You’re Not Actually Lifting Heavy Enough
- Rachel Staples
- Aug 21
- 3 min read
A lot of people think they’re strength training… but the truth is, they’re not pushing anywhere close to heavy enough. And no, I don’t mean you need to max out or throw a barbell across the room. I mean if you can get through a set without your brain questioning why you signed up for this in the first place, you probably left weight on the table.

“Heavy” doesn’t mean reckless. It just means challenging. The last 2 reps of a set should be the ones that make you second-guess yourself a little. If you finish your 10 reps and know you could’ve done another 10, that’s not strength training — that’s just moving around.
Why It Matters
Muscle doesn’t grow because you did a few reps. It grows because you gave it a reason to. That reason is called progressive overload — slowly increasing weight, reps, or intensity so your body has no choice but to adapt.

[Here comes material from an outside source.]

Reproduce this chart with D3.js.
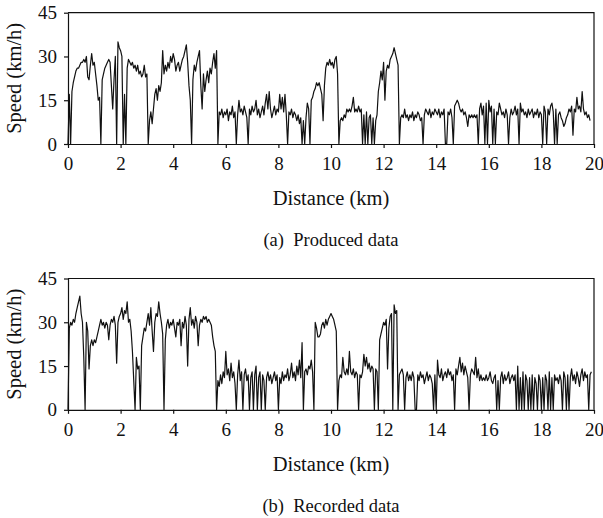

If you’ve been lifting the same dumbbells for months and your body looks the same, that’s why. Your body has no incentive to change. Strength, muscle, fat loss — all of it comes from consistently asking your body to do a little more than it did last time. That’s literally how the human body works: adapt or stay the same.
Think of it this way: lifting the same weight over and over is like telling your body, “Don’t worry, we’re good right here.” Pushing heavier tells it, “Hey, we need to level up.” That’s when muscle starts to grow, fat starts to drop, and your strength stops being just for show.

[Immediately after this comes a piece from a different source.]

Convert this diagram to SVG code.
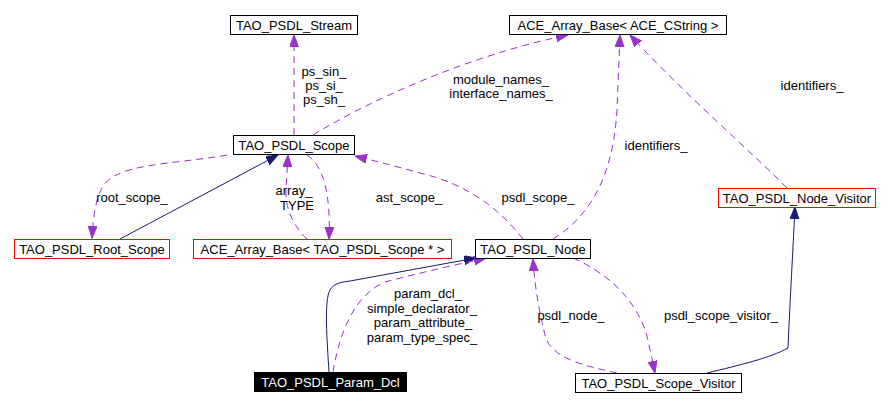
<svg xmlns="http://www.w3.org/2000/svg" width="889" height="406" viewBox="0 0 889 406">
<style>
text{font-family:"Liberation Sans",Arial,sans-serif;font-size:13px;fill:#000}
.n text{text-anchor:middle}
.box{fill:#fff;stroke:#000;stroke-width:1}
.red{fill:#fff;stroke:#ff0000;stroke-width:1}
.lbl{text-anchor:middle}
.dash{fill:none;stroke:#9a32cd;stroke-width:1;stroke-dasharray:7,5;marker-end:url(#ap)}
.solid{fill:none;stroke:#191970;stroke-width:1;marker-end:url(#an)}
</style>
<defs>
<marker id="ap" markerUnits="userSpaceOnUse" markerWidth="13" markerHeight="10" refX="12" refY="4.5" orient="auto"><path d="M0,0 L12,4.5 L0,9 z" fill="#9a32cd" stroke="#9a32cd"/></marker>
<marker id="an" markerUnits="userSpaceOnUse" markerWidth="13" markerHeight="10" refX="12" refY="4.5" orient="auto"><path d="M0,0 L12,4.5 L0,9 z" fill="#191970" stroke="#191970"/></marker>
</defs>
<rect width="889" height="406" fill="#fff"/>
<g id="edges">
<path class="dash" d="M294,135 L294,35"/>
<path class="dash" d="M313,135 C370,100 470,55 568,35"/>
<path class="dash" d="M553,239 C600,210 614,160 617,110 L620,35"/>
<path class="dash" d="M787,188 C760,160 680,90 630,35"/>
<path class="solid" d="M120,239 L278,155"/>
<path class="dash" d="M227,155 C170,165 115,163 102,188 C95,200 93,220 92,238"/>
<path class="dash" d="M307,239 C295,228 285,210 286,190 L288,155"/>
<path class="dash" d="M307,155 C322,165 331,190 329,239"/>
<path class="dash" d="M523,239 C500,210 470,185 420,173 C395,166 375,161 355,156"/>
<path class="solid" d="M329,372 C327,340 324,300 330,290 C334,283 342,282 350,281 L476,258"/>
<path class="dash" d="M333,372 C340,330 355,295 385,282 C415,274 450,266 486,258"/>
<path class="dash" d="M617,373 C580,365 550,357 545,335 C540,315 535,290 533,259"/>
<path class="dash" d="M573,258 C612,275 640,305 648,340 L655,373"/>
<path class="solid" d="M707,373 C740,365 770,358 788,348 C790,300 793,250 795,207"/>
<g class="lbl">
<text x="324" y="76">ps_sin_</text>
<text x="324" y="90">ps_si_</text>
<text x="324" y="104">ps_sh_</text>
<text x="501" y="84">module_names_</text>
<text x="501" y="98">interface_names_</text>
<text x="812" y="90">identifiers_</text>
<text x="656" y="150">identifiers_</text>
<text x="132" y="202">root_scope_</text>
<text x="294" y="195">array_</text>
<text x="297" y="210">TYPE</text>
<text x="409" y="202">ast_scope_</text>
<text x="538" y="202">psdl_scope_</text>
<text x="428" y="298">param_dcl_</text>
<text x="422" y="313">simple_declarator_</text>
<text x="423" y="327">param_attribute_</text>
<text x="422" y="342">param_type_spec_</text>
<text x="571" y="320">psdl_node_</text>
<text x="721" y="320">psdl_scope_visitor_</text>
</g>
</g>
<g id="TAO_PSDL_Stream" class="n"><rect class="box" x="230.5" y="15.5" width="127" height="19"/><text x="294" y="30">TAO_PSDL_Stream</text></g>
<g id="ACE_Array_Base_CString" class="n"><rect class="box" x="509.5" y="15.5" width="217" height="19"/><text x="618" y="30">ACE_Array_Base&lt; ACE_CString &gt;</text></g>
<g id="TAO_PSDL_Scope" class="n"><rect class="box" x="233.5" y="135.5" width="121" height="19"/><text x="294" y="150">TAO_PSDL_Scope</text></g>
<g id="TAO_PSDL_Root_Scope" class="n"><rect class="red" x="14.5" y="239.5" width="155" height="19"/><text x="92" y="254">TAO_PSDL_Root_Scope</text></g>
<g id="ACE_Array_Base_Scope" class="n"><rect class="red" x="193.5" y="239.5" width="258" height="19"/><text x="322.5" y="254">ACE_Array_Base&lt; TAO_PSDL_Scope * &gt;</text></g>
<g id="TAO_PSDL_Node" class="n"><rect class="box" x="475.5" y="239.5" width="115" height="19"/><text x="533" y="254">TAO_PSDL_Node</text></g>
<g id="TAO_PSDL_Node_Visitor" class="n"><rect class="red" x="718.5" y="188.5" width="157" height="19"/><text x="797" y="203">TAO_PSDL_Node_Visitor</text></g>
<g id="TAO_PSDL_Param_Dcl" class="n"><rect x="254" y="372" width="153" height="20" fill="#000"/><text x="330.5" y="387" style="fill:#fff">TAO_PSDL_Param_Dcl</text></g>
<g id="TAO_PSDL_Scope_Visitor" class="n"><rect class="box" x="575.5" y="373.5" width="166" height="19"/><text x="658.5" y="388">TAO_PSDL_Scope_Visitor</text></g>
</svg>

The “Light Weights = Toned” Myth
This one refuses to die, especially for women. Somewhere along the way, “toned” became code for “don’t actually get strong, just do cute little reps with five-pound dumbbells.”
Here’s the problem: you don’t “tone” a muscle. You either build it or you don’t. Muscle is what gives your body shape. Fat is what covers it. Lifting heavier builds the shape, and your nutrition handles the covering.
Those endless sets of light curls won’t give you the arms you’re after — they’ll just make you really good at curling light weights. Want the actual definition and curves you’ve been working for? That comes from real resistance training.
How to Tell If You’re Actually Lifting Heavy
So how do you know if you’re in the right zone? Here are a few honest markers:
The last couple reps take effort — not sloppy, grind-your-joints effort, but real focus.
You rack the weight and need a second — not because you’re dying, but because you pushed yourself.
You progress over time — a weight that used to feel brutal now feels doable, which means it’s time to go heavier.
If your workouts don’t look or feel like this, you’re probably sandbagging more than you think.
“But Won’t I Get Bulky?”
This is the fear that keeps people stuck in baby-weight land. The truth: you don’t just accidentally wake up one morning with bodybuilder quads. That kind of size takes years of deliberate training, eating in a calorie surplus, and in many cases, “extra help.”
What actually happens when you lift heavier? You get stronger. Your body composition shifts. You feel firmer, leaner, more athletic. The shape you keep saying you want? That’s from muscle. You can’t cardio your way into it, and you can’t rep your way there with pink dumbbells.
Other Benefits Nobody Talks About
Yes, lifting heavy changes how you look. But it also changes how you function:
Bone density: Women especially need this. Heavy lifting is one of the best defenses against osteoporosis.
Hormones: Lifting challenges your body in ways that improve metabolism and help regulate stress.
Confidence: Nothing compares to the feeling of realizing you can squat or press way more than you thought. That strength translates into how you carry yourself outside the gym too.
These things don’t happen from coasting. They happen from putting actual weight on the bar and giving yourself the chance to rise to it.
How to Start Pushing Heavier Safely
If the idea of lifting heavier freaks you out a little, start with this:
Pick one main lift (squat, deadlift, press, row).
Add a small amount of weight — 5 pounds, maybe 10.
Focus on clean form and see how it feels.
You don’t have to overhaul your whole program overnight. Just push your limits a little bit. Over time, those nudges add up to major progress.